Some quick background: VentureSouth groups conduct due diligence on companies that pitch and report the results through a standardized scoring system based on 10 criteria. Without boring you with the details, we’ve scored dozens of companies using this system – both companies we’ve invested in and those we’ve passed on - which allows us to calibrate the relative attraction of an opportunity against others we have seen.

If you’ve seen any of us present on panels or on Crowdr, you can probably guess that we say the three key criteria in deciding to invest are (i) quality of the management team, (ii) size of the market, and (iii) ability to exit.

Does the scoring of candidate companies and our investment decisions support that position? Well, yes but not completely.

I looked at the criteria with the biggest difference in score between companies we’ve invested in and companies we haven’t. The top three are “management team,” “competition,” and “deal terms.”

Quality of the management team is therefore without doubt the most important thing we analyze. Actually, what we are evaluating is suitability: can the team presenting this plan deliver on it? If members believe they can, we invest; if not, we don’t.

“Competition” came as a surprise to me: more on this in another blog post.

On “deal terms,” if the valuation is too high, the deal too complex or lacking opportunity for oversight, or has some other atypical feature, the scoring is much lower - so we pass.

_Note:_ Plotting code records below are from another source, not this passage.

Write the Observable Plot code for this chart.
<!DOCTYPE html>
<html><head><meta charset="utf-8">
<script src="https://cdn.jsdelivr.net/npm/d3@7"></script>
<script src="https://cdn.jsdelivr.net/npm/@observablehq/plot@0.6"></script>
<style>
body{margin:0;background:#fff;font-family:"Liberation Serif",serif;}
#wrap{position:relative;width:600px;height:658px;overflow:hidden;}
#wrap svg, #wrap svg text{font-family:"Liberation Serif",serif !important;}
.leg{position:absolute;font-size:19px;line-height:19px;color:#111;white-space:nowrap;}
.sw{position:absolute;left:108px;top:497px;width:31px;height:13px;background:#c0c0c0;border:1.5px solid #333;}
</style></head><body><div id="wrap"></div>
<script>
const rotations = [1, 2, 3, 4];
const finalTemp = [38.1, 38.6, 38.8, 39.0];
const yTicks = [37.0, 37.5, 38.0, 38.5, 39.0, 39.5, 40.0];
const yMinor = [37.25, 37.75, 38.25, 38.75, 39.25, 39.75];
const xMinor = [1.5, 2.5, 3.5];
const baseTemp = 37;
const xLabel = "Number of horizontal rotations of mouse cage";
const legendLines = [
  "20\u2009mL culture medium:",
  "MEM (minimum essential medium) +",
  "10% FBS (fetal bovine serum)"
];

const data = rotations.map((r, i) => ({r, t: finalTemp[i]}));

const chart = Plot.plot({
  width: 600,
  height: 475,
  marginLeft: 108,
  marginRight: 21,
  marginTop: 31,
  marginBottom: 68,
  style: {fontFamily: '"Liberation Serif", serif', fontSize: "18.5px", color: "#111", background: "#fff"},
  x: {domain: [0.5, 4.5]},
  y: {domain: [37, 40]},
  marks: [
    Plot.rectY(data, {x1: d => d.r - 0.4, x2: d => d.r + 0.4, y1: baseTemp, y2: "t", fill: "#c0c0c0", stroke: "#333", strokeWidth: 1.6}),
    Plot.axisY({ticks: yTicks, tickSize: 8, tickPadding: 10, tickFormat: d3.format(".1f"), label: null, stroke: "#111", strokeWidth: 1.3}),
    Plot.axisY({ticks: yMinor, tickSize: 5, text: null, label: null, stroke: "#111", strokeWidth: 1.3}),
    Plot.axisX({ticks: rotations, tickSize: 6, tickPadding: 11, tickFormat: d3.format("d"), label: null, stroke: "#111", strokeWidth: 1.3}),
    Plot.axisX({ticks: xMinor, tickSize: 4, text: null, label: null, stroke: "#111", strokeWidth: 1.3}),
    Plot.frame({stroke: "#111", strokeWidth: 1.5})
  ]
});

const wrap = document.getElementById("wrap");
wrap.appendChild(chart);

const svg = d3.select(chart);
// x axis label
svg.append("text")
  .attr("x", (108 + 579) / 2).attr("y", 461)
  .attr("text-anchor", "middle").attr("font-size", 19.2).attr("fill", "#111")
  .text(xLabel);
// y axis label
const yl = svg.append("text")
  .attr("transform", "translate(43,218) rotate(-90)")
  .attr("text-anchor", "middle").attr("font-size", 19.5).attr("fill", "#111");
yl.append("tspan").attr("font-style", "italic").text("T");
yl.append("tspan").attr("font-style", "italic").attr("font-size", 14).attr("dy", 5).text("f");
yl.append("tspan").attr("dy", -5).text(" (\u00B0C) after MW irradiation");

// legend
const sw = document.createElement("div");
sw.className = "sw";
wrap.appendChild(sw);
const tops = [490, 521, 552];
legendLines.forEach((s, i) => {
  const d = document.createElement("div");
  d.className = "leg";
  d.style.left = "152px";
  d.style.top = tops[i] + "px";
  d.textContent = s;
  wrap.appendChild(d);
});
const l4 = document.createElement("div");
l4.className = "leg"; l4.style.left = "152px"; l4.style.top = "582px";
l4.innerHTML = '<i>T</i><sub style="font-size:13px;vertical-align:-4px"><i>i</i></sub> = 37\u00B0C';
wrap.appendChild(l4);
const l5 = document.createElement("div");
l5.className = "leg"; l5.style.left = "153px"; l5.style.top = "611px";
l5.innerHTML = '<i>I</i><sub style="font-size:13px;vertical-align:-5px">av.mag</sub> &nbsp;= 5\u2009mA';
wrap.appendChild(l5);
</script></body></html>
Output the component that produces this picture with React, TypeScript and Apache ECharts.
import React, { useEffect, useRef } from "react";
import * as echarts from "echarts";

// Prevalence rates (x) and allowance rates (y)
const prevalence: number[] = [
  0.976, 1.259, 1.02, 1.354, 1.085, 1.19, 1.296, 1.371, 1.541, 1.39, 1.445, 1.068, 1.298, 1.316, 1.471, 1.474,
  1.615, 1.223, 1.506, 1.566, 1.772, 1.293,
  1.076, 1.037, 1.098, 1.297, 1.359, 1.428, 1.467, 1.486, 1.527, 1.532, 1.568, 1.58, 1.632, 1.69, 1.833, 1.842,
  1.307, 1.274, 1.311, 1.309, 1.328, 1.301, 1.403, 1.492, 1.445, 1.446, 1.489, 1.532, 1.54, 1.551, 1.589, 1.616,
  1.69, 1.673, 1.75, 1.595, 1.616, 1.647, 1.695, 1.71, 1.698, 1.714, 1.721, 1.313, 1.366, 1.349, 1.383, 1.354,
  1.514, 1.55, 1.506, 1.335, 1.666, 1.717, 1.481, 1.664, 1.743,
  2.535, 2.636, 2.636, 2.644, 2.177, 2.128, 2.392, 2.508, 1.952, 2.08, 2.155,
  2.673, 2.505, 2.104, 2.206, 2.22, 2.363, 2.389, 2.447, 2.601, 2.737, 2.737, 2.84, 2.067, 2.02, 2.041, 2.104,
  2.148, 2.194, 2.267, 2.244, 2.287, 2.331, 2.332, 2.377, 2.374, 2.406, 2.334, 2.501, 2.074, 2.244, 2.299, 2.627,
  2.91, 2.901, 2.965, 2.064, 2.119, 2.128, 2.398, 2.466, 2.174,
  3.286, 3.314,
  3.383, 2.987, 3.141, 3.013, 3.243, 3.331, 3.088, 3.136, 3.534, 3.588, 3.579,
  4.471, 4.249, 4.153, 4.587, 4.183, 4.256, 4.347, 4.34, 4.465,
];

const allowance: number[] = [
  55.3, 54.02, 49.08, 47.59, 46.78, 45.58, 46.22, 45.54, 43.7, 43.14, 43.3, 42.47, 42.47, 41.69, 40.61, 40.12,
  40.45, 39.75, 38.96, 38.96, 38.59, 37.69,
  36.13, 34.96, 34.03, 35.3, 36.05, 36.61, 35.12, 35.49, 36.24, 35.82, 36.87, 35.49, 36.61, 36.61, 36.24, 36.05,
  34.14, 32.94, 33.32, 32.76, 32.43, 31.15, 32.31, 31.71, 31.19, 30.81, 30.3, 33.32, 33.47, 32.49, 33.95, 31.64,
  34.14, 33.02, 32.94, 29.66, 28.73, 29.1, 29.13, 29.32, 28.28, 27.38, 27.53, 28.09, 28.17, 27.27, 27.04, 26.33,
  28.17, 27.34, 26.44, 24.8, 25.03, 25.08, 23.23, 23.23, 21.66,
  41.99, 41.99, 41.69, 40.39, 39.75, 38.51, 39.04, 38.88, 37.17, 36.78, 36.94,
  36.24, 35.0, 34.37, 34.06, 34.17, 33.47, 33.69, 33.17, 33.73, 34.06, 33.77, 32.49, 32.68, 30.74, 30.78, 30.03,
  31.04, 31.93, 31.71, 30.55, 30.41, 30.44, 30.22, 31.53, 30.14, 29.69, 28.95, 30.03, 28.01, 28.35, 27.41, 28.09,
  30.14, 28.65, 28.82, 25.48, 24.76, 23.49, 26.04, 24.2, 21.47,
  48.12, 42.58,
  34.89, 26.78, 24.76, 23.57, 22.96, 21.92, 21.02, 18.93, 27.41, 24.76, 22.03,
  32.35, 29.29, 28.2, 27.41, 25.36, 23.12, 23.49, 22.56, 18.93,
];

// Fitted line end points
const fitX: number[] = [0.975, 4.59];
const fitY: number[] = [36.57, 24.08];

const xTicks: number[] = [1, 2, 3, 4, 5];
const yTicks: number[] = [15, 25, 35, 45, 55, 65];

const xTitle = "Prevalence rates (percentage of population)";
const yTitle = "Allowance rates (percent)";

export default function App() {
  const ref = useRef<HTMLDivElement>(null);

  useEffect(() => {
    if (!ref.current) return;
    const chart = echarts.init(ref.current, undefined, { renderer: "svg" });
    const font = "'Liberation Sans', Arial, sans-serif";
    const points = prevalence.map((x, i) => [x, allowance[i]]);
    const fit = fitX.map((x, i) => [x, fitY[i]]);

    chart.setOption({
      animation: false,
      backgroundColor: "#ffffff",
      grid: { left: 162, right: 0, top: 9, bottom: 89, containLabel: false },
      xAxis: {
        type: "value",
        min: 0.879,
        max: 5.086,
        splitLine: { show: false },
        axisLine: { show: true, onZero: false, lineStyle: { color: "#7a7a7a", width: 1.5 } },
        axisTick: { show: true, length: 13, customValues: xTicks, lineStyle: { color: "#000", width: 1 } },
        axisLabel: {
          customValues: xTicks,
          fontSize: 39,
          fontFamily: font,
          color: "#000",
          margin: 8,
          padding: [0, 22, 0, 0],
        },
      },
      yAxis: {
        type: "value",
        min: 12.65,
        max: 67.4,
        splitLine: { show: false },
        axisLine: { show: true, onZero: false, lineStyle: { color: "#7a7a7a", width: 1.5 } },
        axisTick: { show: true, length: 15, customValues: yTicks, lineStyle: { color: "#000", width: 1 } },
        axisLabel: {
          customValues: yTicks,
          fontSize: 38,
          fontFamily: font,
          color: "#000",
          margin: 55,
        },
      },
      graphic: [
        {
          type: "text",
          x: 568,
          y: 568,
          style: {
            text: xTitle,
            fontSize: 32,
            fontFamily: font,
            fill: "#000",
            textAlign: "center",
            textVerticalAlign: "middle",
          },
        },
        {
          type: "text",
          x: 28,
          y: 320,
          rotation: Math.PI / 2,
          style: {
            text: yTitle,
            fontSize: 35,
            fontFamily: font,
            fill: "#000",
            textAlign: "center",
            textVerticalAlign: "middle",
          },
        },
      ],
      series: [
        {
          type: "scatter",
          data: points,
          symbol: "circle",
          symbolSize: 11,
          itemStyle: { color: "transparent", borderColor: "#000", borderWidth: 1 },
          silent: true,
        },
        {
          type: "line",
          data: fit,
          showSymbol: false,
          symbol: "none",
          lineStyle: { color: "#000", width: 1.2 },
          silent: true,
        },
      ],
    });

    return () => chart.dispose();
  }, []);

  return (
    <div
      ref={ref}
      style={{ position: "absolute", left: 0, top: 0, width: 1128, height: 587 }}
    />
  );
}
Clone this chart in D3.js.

It is notoriously difficult to value early stage companies – as Matt’s last education session showed. And yet, investors must remain disciplined on valuation – otherwise the “winnings” from the investment “wins” cannot make up for the inevitable “losses.” So it was particularly encouraging to me to see that detailed reflection on deal terms from the members – and willingness to pass on investments that look appealing but are overpriced – is evident in the behavior of our diligence volunteers.